YOUR GOAL> All lines below must be repeated exactly, with the pictures omitted.

-- start PROVIDED MATERIAL --

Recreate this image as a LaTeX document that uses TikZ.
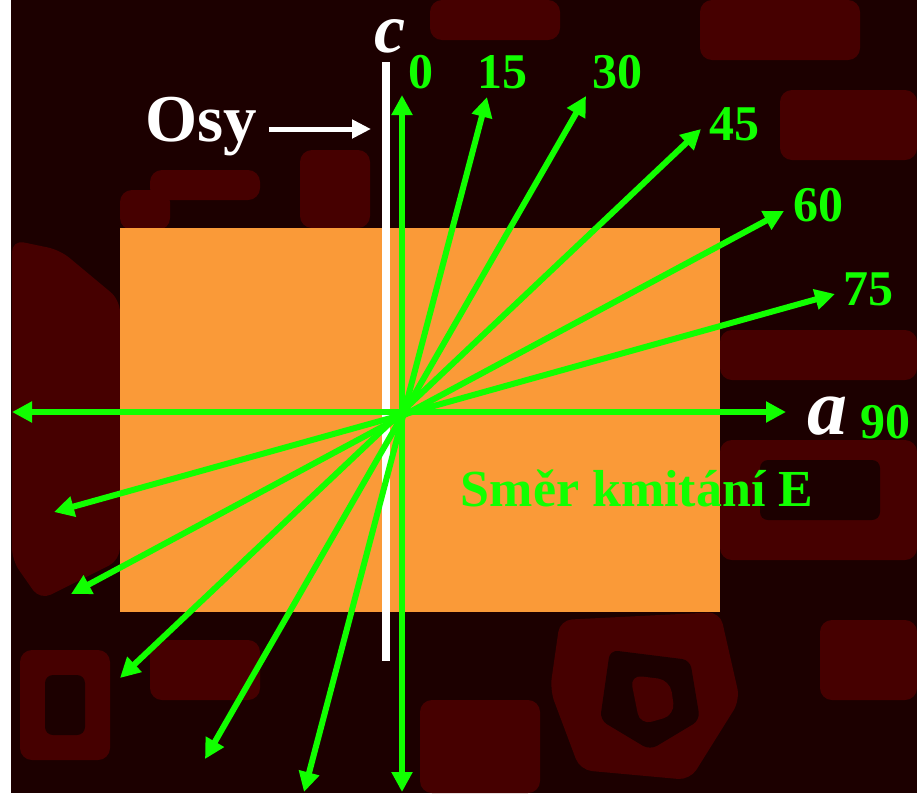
\documentclass[tikz,border=0pt]{standalone}
\usepackage{fontspec}
\setmainfont{Liberation Serif}
\usetikzlibrary{arrows.meta}
\definecolor{bgdark}{RGB}{28,0,0}
\definecolor{bgred}{RGB}{70,0,0}
\definecolor{plate}{RGB}{250,154,56}
\definecolor{vgreen}{RGB}{17,255,0}
\tikzset{
  garrow/.style={draw=vgreen, line width=6pt, {Triangle[length=20pt,width=20pt]}-{Triangle[length=20pt,width=20pt]}},
  glabel/.style={text=vgreen, font=\fontsize{50}{50}\selectfont\bfseries, inner sep=0pt},
  wlabel/.style={text=white, inner sep=0pt},
  patch/.style={fill=bgred, draw=none, rounded corners=12pt},
}
\begin{document}
\begin{tikzpicture}[x=1pt,y=-1pt]
\useasboundingbox (0,0) rectangle (917,793);
% background
\fill[bgdark] (0,0) rectangle (917,793);
\fill[white] (0,0) rectangle (11,793);
% texture patches
\fill[patch] (12,240) -- (60,250) -- (120,300) -- (120,560) -- (40,600) -- (12,560) -- cycle;
\fill[patch] (20,650) rectangle (110,760);
\fill[bgdark, rounded corners=8pt] (45,675) rectangle (85,735);
\fill[patch] (150,170) rectangle (260,200);
\fill[patch] (120,190) rectangle (170,230);
\fill[patch] (300,150) rectangle (370,228);
\fill[patch] (430,0) rectangle (560,40);
\fill[patch] (700,0) rectangle (860,60);
\fill[patch] (780,90) rectangle (917,160);
\fill[patch] (720,330) rectangle (917,380);
\fill[patch] (720,440) rectangle (917,560);
\fill[bgdark, rounded corners=8pt] (760,460) rectangle (880,520);
\fill[patch] (560,620) -- (720,612) -- (740,700) -- (690,780) -- (580,770) -- (550,690) -- cycle;
\fill[bgdark, rounded corners=8pt] (610,650) -- (690,660) -- (700,720) -- (650,750) -- (600,720) -- cycle;
\fill[patch] (630,675) -- (670,680) -- (675,715) -- (640,725) -- cycle;
\fill[patch] (150,640) rectangle (260,700);
\fill[patch] (420,700) rectangle (540,793);
\fill[patch] (820,620) rectangle (917,700);
% orange plate
\node[fill=plate, inner sep=0pt, minimum width=600pt, minimum height=384pt] (plate) at (420,420) {};
% white c axis
\coordinate (ctop) at (386,62);
\coordinate (cbot) at (386,661);
\draw[white, line width=8pt] (ctop) -- (cbot);
% labels c, a, Osy
\node[wlabel, font=\fontsize{70}{70}\selectfont\bfseries\itshape] (c) at (390,36) {c};
\node[wlabel, font=\fontsize{80}{80}\selectfont\bfseries\itshape] (a) at (827,416) {a};
\node[wlabel, font=\fontsize{67}{67}\selectfont\bfseries, anchor=base] (osy) at (201,141) {Osy};
\coordinate (osyend) at (371,129);
\draw[white, line width=5pt, -{Triangle[length=19pt,width=18pt]}] (osy.east |- osyend) ++(12,0) -- (osyend);
% green direction arrows
\coordinate (O) at (402,412);
\coordinate (u0) at (402,95);   \coordinate (d0) at (402,792);
\coordinate (u15) at (487,97);  \coordinate (d15) at (304,792);
\coordinate (u30) at (586,96);  \coordinate (d30) at (205,759);
\coordinate (u45) at (701,129); \coordinate (d45) at (120,678);
\coordinate (u60) at (784,211); \coordinate (d60) at (71,594);
\coordinate (u75) at (835,294); \coordinate (d75) at (54,512);
\coordinate (u90) at (786,412); \coordinate (d90) at (12,412);
\foreach \k in {0,15,30,45,60,75,90}{
  \draw[garrow] (d\k) -- (u\k);
}
% angle labels
\node[glabel] (l0) at (421,72) {0};
\node[glabel] (l15) at (502,72) {15};
\node[glabel] (l30) at (617,72) {30};
\node[glabel] (l45) at (734,124) {45};
\node[glabel] (l60) at (818,205) {60};
\node[glabel] (l75) at (868,289) {75};
\node[glabel] (l90) at (885,422) {90};
\node[text=vgreen, inner sep=0pt, anchor=base, font=\fontsize{52}{52}\selectfont\bfseries] (smer) at (637,506) {Směr kmitání E};
\end{tikzpicture}
\end{document}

-- end PROVIDED MATERIAL --

SOLUTION>
Recreate this image as a LaTeX document that uses TikZ.
\documentclass[tikz,border=0pt]{standalone}
\usepackage{fontspec}
\setmainfont{Liberation Serif}
\usetikzlibrary{arrows.meta}
\definecolor{bgdark}{RGB}{28,0,0}
\definecolor{bgred}{RGB}{70,0,0}
\definecolor{plate}{RGB}{250,154,56}
\definecolor{vgreen}{RGB}{17,255,0}
\tikzset{
  garrow/.style={draw=vgreen, line width=6pt, {Triangle[length=20pt,width=20pt]}-{Triangle[length=20pt,width=20pt]}},
  glabel/.style={text=vgreen, font=\fontsize{50}{50}\selectfont\bfseries, inner sep=0pt},
  wlabel/.style={text=white, inner sep=0pt},
  patch/.style={fill=bgred, draw=none, rounded corners=12pt},
}
\begin{document}
\begin{tikzpicture}[x=1pt,y=-1pt]
\useasboundingbox (0,0) rectangle (917,793);
% background
\fill[bgdark] (0,0) rectangle (917,793);
\fill[white] (0,0) rectangle (11,793);
% texture patches
\fill[patch] (12,240) -- (60,250) -- (120,300) -- (120,560) -- (40,600) -- (12,560) -- cycle;
\fill[patch] (20,650) rectangle (110,760);
\fill[bgdark, rounded corners=8pt] (45,675) rectangle (85,735);
\fill[patch] (150,170) rectangle (260,200);
\fill[patch] (120,190) rectangle (170,230);
\fill[patch] (300,150) rectangle (370,228);
\fill[patch] (430,0) rectangle (560,40);
\fill[patch] (700,0) rectangle (860,60);
\fill[patch] (780,90) rectangle (917,160);
\fill[patch] (720,330) rectangle (917,380);
\fill[patch] (720,440) rectangle (917,560);
\fill[bgdark, rounded corners=8pt] (760,460) rectangle (880,520);
\fill[patch] (560,620) -- (720,612) -- (740,700) -- (690,780) -- (580,770) -- (550,690) -- cycle;
\fill[bgdark, rounded corners=8pt] (610,650) -- (690,660) -- (700,720) -- (650,750) -- (600,720) -- cycle;
\fill[patch] (630,675) -- (670,680) -- (675,715) -- (640,725) -- cycle;
\fill[patch] (150,640) rectangle (260,700);
\fill[patch] (420,700) rectangle (540,793);
\fill[patch] (820,620) rectangle (917,700);
% orange plate
\node[fill=plate, inner sep=0pt, minimum width=600pt, minimum height=384pt] (plate) at (420,420) {};
% white c axis
\coordinate (ctop) at (386,62);
\coordinate (cbot) at (386,661);
\draw[white, line width=8pt] (ctop) -- (cbot);
% labels c, a, Osy
\node[wlabel, font=\fontsize{70}{70}\selectfont\bfseries\itshape] (c) at (390,36) {c};
\node[wlabel, font=\fontsize{80}{80}\selectfont\bfseries\itshape] (a) at (827,416) {a};
\node[wlabel, font=\fontsize{67}{67}\selectfont\bfseries, anchor=base] (osy) at (201,141) {Osy};
\coordinate (osyend) at (371,129);
\draw[white, line width=5pt, -{Triangle[length=19pt,width=18pt]}] (osy.east |- osyend) ++(12,0) -- (osyend);
% green direction arrows
\coordinate (O) at (402,412);
\coordinate (u0) at (402,95);   \coordinate (d0) at (402,792);
\coordinate (u15) at (487,97);  \coordinate (d15) at (304,792);
\coordinate (u30) at (586,96);  \coordinate (d30) at (205,759);
\coordinate (u45) at (701,129); \coordinate (d45) at (120,678);
\coordinate (u60) at (784,211); \coordinate (d60) at (71,594);
\coordinate (u75) at (835,294); \coordinate (d75) at (54,512);
\coordinate (u90) at (786,412); \coordinate (d90) at (12,412);
\foreach \k in {0,15,30,45,60,75,90}{
  \draw[garrow] (d\k) -- (u\k);
}
% angle labels
\node[glabel] (l0) at (421,72) {0};
\node[glabel] (l15) at (502,72) {15};
\node[glabel] (l30) at (617,72) {30};
\node[glabel] (l45) at (734,124) {45};
\node[glabel] (l60) at (818,205) {60};
\node[glabel] (l75) at (868,289) {75};
\node[glabel] (l90) at (885,422) {90};
\node[text=vgreen, inner sep=0pt, anchor=base, font=\fontsize{52}{52}\selectfont\bfseries] (smer) at (637,506) {Směr kmitání E};
\end{tikzpicture}
\end{document}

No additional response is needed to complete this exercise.